Set problem -
Repeat each line exactly as it is written.

Dataset section -
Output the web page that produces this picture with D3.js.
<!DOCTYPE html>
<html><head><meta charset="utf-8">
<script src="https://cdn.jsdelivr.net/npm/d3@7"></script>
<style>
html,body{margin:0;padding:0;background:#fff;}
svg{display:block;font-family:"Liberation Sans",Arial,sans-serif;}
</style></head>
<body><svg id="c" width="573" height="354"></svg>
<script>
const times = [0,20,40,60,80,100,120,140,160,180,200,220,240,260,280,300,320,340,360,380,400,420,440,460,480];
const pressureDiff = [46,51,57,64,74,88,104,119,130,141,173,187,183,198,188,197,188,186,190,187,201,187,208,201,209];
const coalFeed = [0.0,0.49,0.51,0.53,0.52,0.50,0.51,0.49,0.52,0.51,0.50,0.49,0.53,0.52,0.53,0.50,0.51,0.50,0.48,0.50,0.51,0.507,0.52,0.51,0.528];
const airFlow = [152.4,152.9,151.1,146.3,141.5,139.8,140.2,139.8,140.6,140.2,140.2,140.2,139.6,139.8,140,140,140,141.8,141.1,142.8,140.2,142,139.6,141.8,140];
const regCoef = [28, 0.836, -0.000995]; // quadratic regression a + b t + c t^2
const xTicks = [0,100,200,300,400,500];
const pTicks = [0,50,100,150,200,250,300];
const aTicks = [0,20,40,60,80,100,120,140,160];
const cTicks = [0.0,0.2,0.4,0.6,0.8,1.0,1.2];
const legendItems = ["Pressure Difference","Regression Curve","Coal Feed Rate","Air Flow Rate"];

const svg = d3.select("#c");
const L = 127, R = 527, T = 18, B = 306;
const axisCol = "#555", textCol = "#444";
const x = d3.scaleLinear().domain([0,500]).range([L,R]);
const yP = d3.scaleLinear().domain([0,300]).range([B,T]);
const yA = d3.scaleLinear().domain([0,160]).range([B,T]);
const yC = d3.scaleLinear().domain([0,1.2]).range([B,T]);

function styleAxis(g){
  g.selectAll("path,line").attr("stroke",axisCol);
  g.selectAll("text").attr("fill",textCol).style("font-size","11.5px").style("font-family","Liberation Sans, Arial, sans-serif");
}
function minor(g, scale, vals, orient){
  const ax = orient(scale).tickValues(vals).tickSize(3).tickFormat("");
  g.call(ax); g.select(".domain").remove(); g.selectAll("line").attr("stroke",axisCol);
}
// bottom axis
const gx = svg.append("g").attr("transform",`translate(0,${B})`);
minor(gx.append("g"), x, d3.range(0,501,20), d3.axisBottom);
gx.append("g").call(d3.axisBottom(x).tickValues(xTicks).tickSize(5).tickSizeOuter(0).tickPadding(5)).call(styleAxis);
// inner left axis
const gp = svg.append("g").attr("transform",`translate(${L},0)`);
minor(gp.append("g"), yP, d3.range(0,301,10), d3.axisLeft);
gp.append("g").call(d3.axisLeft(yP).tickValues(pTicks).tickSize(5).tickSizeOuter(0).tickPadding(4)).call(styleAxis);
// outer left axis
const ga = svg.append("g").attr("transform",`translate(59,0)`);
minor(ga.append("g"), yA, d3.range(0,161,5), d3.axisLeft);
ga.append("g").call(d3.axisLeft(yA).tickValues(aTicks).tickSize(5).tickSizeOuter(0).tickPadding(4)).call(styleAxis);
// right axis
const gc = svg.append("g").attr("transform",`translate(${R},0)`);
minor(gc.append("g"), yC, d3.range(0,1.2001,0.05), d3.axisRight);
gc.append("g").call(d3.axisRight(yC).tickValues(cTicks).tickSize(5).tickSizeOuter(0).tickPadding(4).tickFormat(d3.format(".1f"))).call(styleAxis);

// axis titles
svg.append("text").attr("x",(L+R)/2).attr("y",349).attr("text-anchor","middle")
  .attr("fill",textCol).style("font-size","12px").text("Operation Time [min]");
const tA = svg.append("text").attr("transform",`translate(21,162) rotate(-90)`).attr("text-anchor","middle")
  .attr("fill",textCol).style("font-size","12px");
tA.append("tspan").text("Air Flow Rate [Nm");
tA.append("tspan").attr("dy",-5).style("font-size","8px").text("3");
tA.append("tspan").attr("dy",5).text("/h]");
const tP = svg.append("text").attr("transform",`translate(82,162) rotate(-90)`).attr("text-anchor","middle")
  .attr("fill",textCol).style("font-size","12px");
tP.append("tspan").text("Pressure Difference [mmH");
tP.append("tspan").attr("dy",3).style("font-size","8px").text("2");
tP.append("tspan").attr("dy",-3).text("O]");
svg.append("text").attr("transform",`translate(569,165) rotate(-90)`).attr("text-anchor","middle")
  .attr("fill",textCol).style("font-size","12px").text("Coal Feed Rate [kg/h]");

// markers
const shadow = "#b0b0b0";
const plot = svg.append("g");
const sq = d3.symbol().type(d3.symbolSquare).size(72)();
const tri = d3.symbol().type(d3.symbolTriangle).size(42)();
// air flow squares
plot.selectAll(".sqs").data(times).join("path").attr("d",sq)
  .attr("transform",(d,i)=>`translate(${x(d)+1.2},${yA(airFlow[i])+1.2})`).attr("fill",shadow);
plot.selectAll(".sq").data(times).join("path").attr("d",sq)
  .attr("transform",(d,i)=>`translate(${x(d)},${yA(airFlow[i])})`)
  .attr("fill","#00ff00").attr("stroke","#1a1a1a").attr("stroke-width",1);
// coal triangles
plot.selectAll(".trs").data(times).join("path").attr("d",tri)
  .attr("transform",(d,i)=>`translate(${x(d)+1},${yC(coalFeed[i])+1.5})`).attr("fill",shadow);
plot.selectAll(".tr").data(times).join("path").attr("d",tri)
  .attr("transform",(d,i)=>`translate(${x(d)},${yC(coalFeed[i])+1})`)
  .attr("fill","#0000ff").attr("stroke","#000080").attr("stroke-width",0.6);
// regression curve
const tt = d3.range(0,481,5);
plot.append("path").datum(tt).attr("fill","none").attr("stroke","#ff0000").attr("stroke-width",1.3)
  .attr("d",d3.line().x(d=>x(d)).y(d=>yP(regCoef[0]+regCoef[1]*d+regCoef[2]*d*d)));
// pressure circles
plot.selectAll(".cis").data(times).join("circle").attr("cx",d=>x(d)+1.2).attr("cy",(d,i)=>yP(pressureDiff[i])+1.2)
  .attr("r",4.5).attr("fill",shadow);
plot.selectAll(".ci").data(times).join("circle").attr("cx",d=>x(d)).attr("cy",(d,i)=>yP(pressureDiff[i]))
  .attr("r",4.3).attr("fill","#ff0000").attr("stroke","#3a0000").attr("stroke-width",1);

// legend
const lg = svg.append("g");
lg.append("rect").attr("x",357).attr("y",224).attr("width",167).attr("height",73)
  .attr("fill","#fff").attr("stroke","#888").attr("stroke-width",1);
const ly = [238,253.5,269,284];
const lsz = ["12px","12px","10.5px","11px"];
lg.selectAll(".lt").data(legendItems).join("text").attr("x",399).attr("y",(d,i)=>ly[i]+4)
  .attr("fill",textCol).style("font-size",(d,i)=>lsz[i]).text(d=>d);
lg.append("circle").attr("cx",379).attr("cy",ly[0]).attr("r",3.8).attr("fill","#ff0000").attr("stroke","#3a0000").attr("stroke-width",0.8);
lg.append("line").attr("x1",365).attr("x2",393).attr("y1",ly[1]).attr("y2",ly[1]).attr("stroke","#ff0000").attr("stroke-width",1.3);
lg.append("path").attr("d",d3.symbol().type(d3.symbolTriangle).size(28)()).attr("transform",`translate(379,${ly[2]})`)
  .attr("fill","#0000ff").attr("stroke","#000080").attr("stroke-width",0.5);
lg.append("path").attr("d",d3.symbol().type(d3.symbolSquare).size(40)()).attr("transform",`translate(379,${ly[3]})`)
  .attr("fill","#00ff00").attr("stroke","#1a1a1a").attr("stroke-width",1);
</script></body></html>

Complete output -
Output the web page that produces this picture with D3.js.
<!DOCTYPE html>
<html><head><meta charset="utf-8">
<script src="https://cdn.jsdelivr.net/npm/d3@7"></script>
<style>
html,body{margin:0;padding:0;background:#fff;}
svg{display:block;font-family:"Liberation Sans",Arial,sans-serif;}
</style></head>
<body><svg id="c" width="573" height="354"></svg>
<script>
const times = [0,20,40,60,80,100,120,140,160,180,200,220,240,260,280,300,320,340,360,380,400,420,440,460,480];
const pressureDiff = [46,51,57,64,74,88,104,119,130,141,173,187,183,198,188,197,188,186,190,187,201,187,208,201,209];
const coalFeed = [0.0,0.49,0.51,0.53,0.52,0.50,0.51,0.49,0.52,0.51,0.50,0.49,0.53,0.52,0.53,0.50,0.51,0.50,0.48,0.50,0.51,0.507,0.52,0.51,0.528];
const airFlow = [152.4,152.9,151.1,146.3,141.5,139.8,140.2,139.8,140.6,140.2,140.2,140.2,139.6,139.8,140,140,140,141.8,141.1,142.8,140.2,142,139.6,141.8,140];
const regCoef = [28, 0.836, -0.000995]; // quadratic regression a + b t + c t^2
const xTicks = [0,100,200,300,400,500];
const pTicks = [0,50,100,150,200,250,300];
const aTicks = [0,20,40,60,80,100,120,140,160];
const cTicks = [0.0,0.2,0.4,0.6,0.8,1.0,1.2];
const legendItems = ["Pressure Difference","Regression Curve","Coal Feed Rate","Air Flow Rate"];

const svg = d3.select("#c");
const L = 127, R = 527, T = 18, B = 306;
const axisCol = "#555", textCol = "#444";
const x = d3.scaleLinear().domain([0,500]).range([L,R]);
const yP = d3.scaleLinear().domain([0,300]).range([B,T]);
const yA = d3.scaleLinear().domain([0,160]).range([B,T]);
const yC = d3.scaleLinear().domain([0,1.2]).range([B,T]);

function styleAxis(g){
  g.selectAll("path,line").attr("stroke",axisCol);
  g.selectAll("text").attr("fill",textCol).style("font-size","11.5px").style("font-family","Liberation Sans, Arial, sans-serif");
}
function minor(g, scale, vals, orient){
  const ax = orient(scale).tickValues(vals).tickSize(3).tickFormat("");
  g.call(ax); g.select(".domain").remove(); g.selectAll("line").attr("stroke",axisCol);
}
// bottom axis
const gx = svg.append("g").attr("transform",`translate(0,${B})`);
minor(gx.append("g"), x, d3.range(0,501,20), d3.axisBottom);
gx.append("g").call(d3.axisBottom(x).tickValues(xTicks).tickSize(5).tickSizeOuter(0).tickPadding(5)).call(styleAxis);
// inner left axis
const gp = svg.append("g").attr("transform",`translate(${L},0)`);
minor(gp.append("g"), yP, d3.range(0,301,10), d3.axisLeft);
gp.append("g").call(d3.axisLeft(yP).tickValues(pTicks).tickSize(5).tickSizeOuter(0).tickPadding(4)).call(styleAxis);
// outer left axis
const ga = svg.append("g").attr("transform",`translate(59,0)`);
minor(ga.append("g"), yA, d3.range(0,161,5), d3.axisLeft);
ga.append("g").call(d3.axisLeft(yA).tickValues(aTicks).tickSize(5).tickSizeOuter(0).tickPadding(4)).call(styleAxis);
// right axis
const gc = svg.append("g").attr("transform",`translate(${R},0)`);
minor(gc.append("g"), yC, d3.range(0,1.2001,0.05), d3.axisRight);
gc.append("g").call(d3.axisRight(yC).tickValues(cTicks).tickSize(5).tickSizeOuter(0).tickPadding(4).tickFormat(d3.format(".1f"))).call(styleAxis);

// axis titles
svg.append("text").attr("x",(L+R)/2).attr("y",349).attr("text-anchor","middle")
  .attr("fill",textCol).style("font-size","12px").text("Operation Time [min]");
const tA = svg.append("text").attr("transform",`translate(21,162) rotate(-90)`).attr("text-anchor","middle")
  .attr("fill",textCol).style("font-size","12px");
tA.append("tspan").text("Air Flow Rate [Nm");
tA.append("tspan").attr("dy",-5).style("font-size","8px").text("3");
tA.append("tspan").attr("dy",5).text("/h]");
const tP = svg.append("text").attr("transform",`translate(82,162) rotate(-90)`).attr("text-anchor","middle")
  .attr("fill",textCol).style("font-size","12px");
tP.append("tspan").text("Pressure Difference [mmH");
tP.append("tspan").attr("dy",3).style("font-size","8px").text("2");
tP.append("tspan").attr("dy",-3).text("O]");
svg.append("text").attr("transform",`translate(569,165) rotate(-90)`).attr("text-anchor","middle")
  .attr("fill",textCol).style("font-size","12px").text("Coal Feed Rate [kg/h]");

// markers
const shadow = "#b0b0b0";
const plot = svg.append("g");
const sq = d3.symbol().type(d3.symbolSquare).size(72)();
const tri = d3.symbol().type(d3.symbolTriangle).size(42)();
// air flow squares
plot.selectAll(".sqs").data(times).join("path").attr("d",sq)
  .attr("transform",(d,i)=>`translate(${x(d)+1.2},${yA(airFlow[i])+1.2})`).attr("fill",shadow);
plot.selectAll(".sq").data(times).join("path").attr("d",sq)
  .attr("transform",(d,i)=>`translate(${x(d)},${yA(airFlow[i])})`)
  .attr("fill","#00ff00").attr("stroke","#1a1a1a").attr("stroke-width",1);
// coal triangles
plot.selectAll(".trs").data(times).join("path").attr("d",tri)
  .attr("transform",(d,i)=>`translate(${x(d)+1},${yC(coalFeed[i])+1.5})`).attr("fill",shadow);
plot.selectAll(".tr").data(times).join("path").attr("d",tri)
  .attr("transform",(d,i)=>`translate(${x(d)},${yC(coalFeed[i])+1})`)
  .attr("fill","#0000ff").attr("stroke","#000080").attr("stroke-width",0.6);
// regression curve
const tt = d3.range(0,481,5);
plot.append("path").datum(tt).attr("fill","none").attr("stroke","#ff0000").attr("stroke-width",1.3)
  .attr("d",d3.line().x(d=>x(d)).y(d=>yP(regCoef[0]+regCoef[1]*d+regCoef[2]*d*d)));
// pressure circles
plot.selectAll(".cis").data(times).join("circle").attr("cx",d=>x(d)+1.2).attr("cy",(d,i)=>yP(pressureDiff[i])+1.2)
  .attr("r",4.5).attr("fill",shadow);
plot.selectAll(".ci").data(times).join("circle").attr("cx",d=>x(d)).attr("cy",(d,i)=>yP(pressureDiff[i]))
  .attr("r",4.3).attr("fill","#ff0000").attr("stroke","#3a0000").attr("stroke-width",1);

// legend
const lg = svg.append("g");
lg.append("rect").attr("x",357).attr("y",224).attr("width",167).attr("height",73)
  .attr("fill","#fff").attr("stroke","#888").attr("stroke-width",1);
const ly = [238,253.5,269,284];
const lsz = ["12px","12px","10.5px","11px"];
lg.selectAll(".lt").data(legendItems).join("text").attr("x",399).attr("y",(d,i)=>ly[i]+4)
  .attr("fill",textCol).style("font-size",(d,i)=>lsz[i]).text(d=>d);
lg.append("circle").attr("cx",379).attr("cy",ly[0]).attr("r",3.8).attr("fill","#ff0000").attr("stroke","#3a0000").attr("stroke-width",0.8);
lg.append("line").attr("x1",365).attr("x2",393).attr("y1",ly[1]).attr("y2",ly[1]).attr("stroke","#ff0000").attr("stroke-width",1.3);
lg.append("path").attr("d",d3.symbol().type(d3.symbolTriangle).size(28)()).attr("transform",`translate(379,${ly[2]})`)
  .attr("fill","#0000ff").attr("stroke","#000080").attr("stroke-width",0.5);
lg.append("path").attr("d",d3.symbol().type(d3.symbolSquare).size(40)()).attr("transform",`translate(379,${ly[3]})`)
  .attr("fill","#00ff00").attr("stroke","#1a1a1a").attr("stroke-width",1);
</script></body></html>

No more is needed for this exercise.